Wat er ondertussen van Homa is geworden, weet ik niet. Misschien ziet ze er tegenwoordig heel westers uit en houdt ze van minirokken, maar het kan natuurlijk ook dat ze op haar moeder lijkt, inclusief hoofddoek en rinkelarmbanden. In elk geval hoop ik dat haar kinderen op school niet gemeden worden omdat hun klasgenoten hen zo exotisch vinden dat ze liever naar hen staren dan met hen praten. Nu is er ondertussen natuurlijk wel het een en ander veranderd. Zo is de kans heel klein dat die kinderen vandaag de enigen met een kleurtje zijn in hun klas. Daarvoor zijn er de voorbije decennia te veel gezinnen uit alle hoeken van de wereld in ons land gearriveerd. Van een hoofddoek, sarong of djelabba kijkt niemand nog op. Laat staan van koperen armbanden. Maar dat wil nog niet zeggen dat mensen er niet meer door worden afgeschrikt. Ondanks alles blijven ze ons vaak toch zo vreemd.
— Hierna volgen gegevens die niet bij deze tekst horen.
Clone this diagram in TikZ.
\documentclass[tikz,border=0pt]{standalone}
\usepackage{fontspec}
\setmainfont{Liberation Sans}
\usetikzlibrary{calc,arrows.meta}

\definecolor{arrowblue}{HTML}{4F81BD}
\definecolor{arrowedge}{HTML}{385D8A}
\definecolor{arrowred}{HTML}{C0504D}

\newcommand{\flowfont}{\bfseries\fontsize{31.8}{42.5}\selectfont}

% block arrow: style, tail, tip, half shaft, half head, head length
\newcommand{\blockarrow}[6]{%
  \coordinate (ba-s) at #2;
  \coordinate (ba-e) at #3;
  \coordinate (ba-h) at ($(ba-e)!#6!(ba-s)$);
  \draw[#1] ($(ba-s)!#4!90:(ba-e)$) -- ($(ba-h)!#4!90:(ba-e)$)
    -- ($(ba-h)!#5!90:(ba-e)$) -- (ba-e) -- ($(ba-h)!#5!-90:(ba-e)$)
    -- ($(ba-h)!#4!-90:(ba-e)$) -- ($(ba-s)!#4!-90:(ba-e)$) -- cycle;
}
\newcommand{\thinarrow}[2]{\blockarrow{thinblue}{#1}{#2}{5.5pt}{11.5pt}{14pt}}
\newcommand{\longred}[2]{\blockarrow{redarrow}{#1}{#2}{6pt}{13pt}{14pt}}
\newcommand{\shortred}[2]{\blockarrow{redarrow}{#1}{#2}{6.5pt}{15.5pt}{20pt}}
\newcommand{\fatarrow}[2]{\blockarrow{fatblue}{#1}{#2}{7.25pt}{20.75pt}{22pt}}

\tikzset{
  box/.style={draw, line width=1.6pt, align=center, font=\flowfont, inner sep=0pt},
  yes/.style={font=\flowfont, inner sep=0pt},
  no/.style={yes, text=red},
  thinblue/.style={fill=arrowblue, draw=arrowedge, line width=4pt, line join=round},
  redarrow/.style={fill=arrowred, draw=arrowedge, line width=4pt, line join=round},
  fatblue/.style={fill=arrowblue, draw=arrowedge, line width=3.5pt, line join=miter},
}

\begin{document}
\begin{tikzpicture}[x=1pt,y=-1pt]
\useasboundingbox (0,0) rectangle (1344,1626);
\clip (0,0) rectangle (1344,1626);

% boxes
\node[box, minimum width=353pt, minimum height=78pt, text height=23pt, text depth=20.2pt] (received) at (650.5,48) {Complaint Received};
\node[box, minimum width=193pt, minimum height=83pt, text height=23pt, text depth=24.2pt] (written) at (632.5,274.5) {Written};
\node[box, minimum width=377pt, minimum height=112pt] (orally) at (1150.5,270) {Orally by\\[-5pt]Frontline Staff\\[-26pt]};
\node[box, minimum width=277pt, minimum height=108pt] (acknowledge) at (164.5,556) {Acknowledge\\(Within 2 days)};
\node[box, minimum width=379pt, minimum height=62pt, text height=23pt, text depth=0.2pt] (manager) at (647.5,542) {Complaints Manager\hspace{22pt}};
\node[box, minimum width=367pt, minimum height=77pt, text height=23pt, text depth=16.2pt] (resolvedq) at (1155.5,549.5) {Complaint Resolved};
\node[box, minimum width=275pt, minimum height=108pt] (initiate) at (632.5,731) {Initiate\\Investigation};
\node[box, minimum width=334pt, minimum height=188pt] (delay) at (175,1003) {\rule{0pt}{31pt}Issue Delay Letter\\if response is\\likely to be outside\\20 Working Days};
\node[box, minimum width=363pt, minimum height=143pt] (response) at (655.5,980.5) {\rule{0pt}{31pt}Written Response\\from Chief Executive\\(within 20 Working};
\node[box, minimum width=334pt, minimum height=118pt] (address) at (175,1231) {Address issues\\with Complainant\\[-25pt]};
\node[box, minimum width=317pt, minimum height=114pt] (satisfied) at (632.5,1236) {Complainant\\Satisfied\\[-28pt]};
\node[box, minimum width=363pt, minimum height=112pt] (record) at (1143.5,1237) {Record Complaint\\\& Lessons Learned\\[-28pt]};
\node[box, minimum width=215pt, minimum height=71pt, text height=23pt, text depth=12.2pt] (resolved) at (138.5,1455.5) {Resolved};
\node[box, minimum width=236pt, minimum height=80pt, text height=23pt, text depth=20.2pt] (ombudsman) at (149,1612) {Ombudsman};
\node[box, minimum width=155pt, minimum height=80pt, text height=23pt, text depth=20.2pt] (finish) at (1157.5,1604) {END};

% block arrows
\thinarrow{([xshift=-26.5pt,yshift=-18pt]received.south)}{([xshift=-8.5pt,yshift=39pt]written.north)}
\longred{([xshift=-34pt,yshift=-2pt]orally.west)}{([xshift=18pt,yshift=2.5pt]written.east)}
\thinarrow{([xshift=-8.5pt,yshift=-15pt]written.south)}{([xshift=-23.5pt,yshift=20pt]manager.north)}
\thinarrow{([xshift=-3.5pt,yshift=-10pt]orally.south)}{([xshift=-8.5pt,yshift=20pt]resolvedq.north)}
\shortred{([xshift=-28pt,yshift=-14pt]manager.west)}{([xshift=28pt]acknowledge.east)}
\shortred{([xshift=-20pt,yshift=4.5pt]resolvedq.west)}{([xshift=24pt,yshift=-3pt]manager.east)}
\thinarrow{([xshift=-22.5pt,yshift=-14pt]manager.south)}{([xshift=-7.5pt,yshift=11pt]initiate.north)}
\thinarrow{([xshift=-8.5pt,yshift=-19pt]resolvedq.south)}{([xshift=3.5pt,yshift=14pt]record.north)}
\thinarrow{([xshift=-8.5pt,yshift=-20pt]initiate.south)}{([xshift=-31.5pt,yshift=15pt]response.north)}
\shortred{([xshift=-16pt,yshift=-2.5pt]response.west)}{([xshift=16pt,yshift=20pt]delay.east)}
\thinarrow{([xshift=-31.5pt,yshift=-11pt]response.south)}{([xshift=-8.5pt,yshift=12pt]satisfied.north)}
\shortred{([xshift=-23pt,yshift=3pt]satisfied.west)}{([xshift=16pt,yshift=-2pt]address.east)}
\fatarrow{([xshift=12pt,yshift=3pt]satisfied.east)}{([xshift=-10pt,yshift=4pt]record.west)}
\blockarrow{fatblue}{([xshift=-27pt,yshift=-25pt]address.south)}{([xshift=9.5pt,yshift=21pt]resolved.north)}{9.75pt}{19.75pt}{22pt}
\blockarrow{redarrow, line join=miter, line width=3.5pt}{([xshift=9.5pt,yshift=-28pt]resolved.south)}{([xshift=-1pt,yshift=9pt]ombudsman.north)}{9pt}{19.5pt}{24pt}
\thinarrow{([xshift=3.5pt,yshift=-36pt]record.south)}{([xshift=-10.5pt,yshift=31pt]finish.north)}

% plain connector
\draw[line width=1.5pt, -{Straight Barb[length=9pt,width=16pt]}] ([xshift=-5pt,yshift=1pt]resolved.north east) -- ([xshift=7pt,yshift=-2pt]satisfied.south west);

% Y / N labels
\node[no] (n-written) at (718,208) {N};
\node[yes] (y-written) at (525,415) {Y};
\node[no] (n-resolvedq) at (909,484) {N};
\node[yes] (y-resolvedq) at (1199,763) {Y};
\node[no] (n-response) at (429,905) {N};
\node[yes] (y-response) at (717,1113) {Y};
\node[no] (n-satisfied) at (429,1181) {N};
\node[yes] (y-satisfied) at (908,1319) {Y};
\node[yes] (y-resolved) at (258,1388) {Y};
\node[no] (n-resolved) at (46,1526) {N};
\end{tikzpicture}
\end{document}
Het is dat besef dat nogal wat kunstenaars, auteurs en socioculturele enthousiastelingen er de laatste maanden toe heeft aangezet om op nieuwkomers af te stappen, met hen te praten en hen te leren kennen. Zoals fotografe Katrien Orlans, die portretten maakte van Oostendenaars uit onder meer Iran, Syrië, Eritrea en Senegal. De fotoreeks, die ze als United Colors of Ostend tentoonstelt in De Grote Post in Oostende, vertelt het verhaal van mensen die hier een leven proberen uit te bouwen, er proberen bij te horen ook.

Net als al die andere boeken en projecten lijkt die expositie één boodschap uit te schreeuwen: práát met die mensen, leer hen kennen, kijk naar hen. Probeer hen te zien als heel gewone Vlamingen die toevallig een kleurtje hebben. Dat heb ik ook geprobeerd, afgelopen week in De Grote Post. Ik liep langs de foto’s en keek in de gezichten. Maar telkens weer vroeg ik me af waar ze vandaan kwamen, hoe ze hier waren beland. Ik zag, kortom, geen gewone Vlamingen – en aan het commentaar rondom mij te horen was ik bijlange niet de enige. Zolang we – als we helemaal eerlijk zijn – niet voorbij dat kleurtje kunnen kijken, zijn er kunst- en andere projecten nodig die ons ertoe aanzetten om nieuwkomers te leren kennen. Maar tegelijkertijd maken zulke projecten het net moeilijker om met hen te praten in plaats van naar hen te staren. Plots zou ik wel heel graag willen weten wat er van Homa geworden is. En wat zij er allemaal van vindt.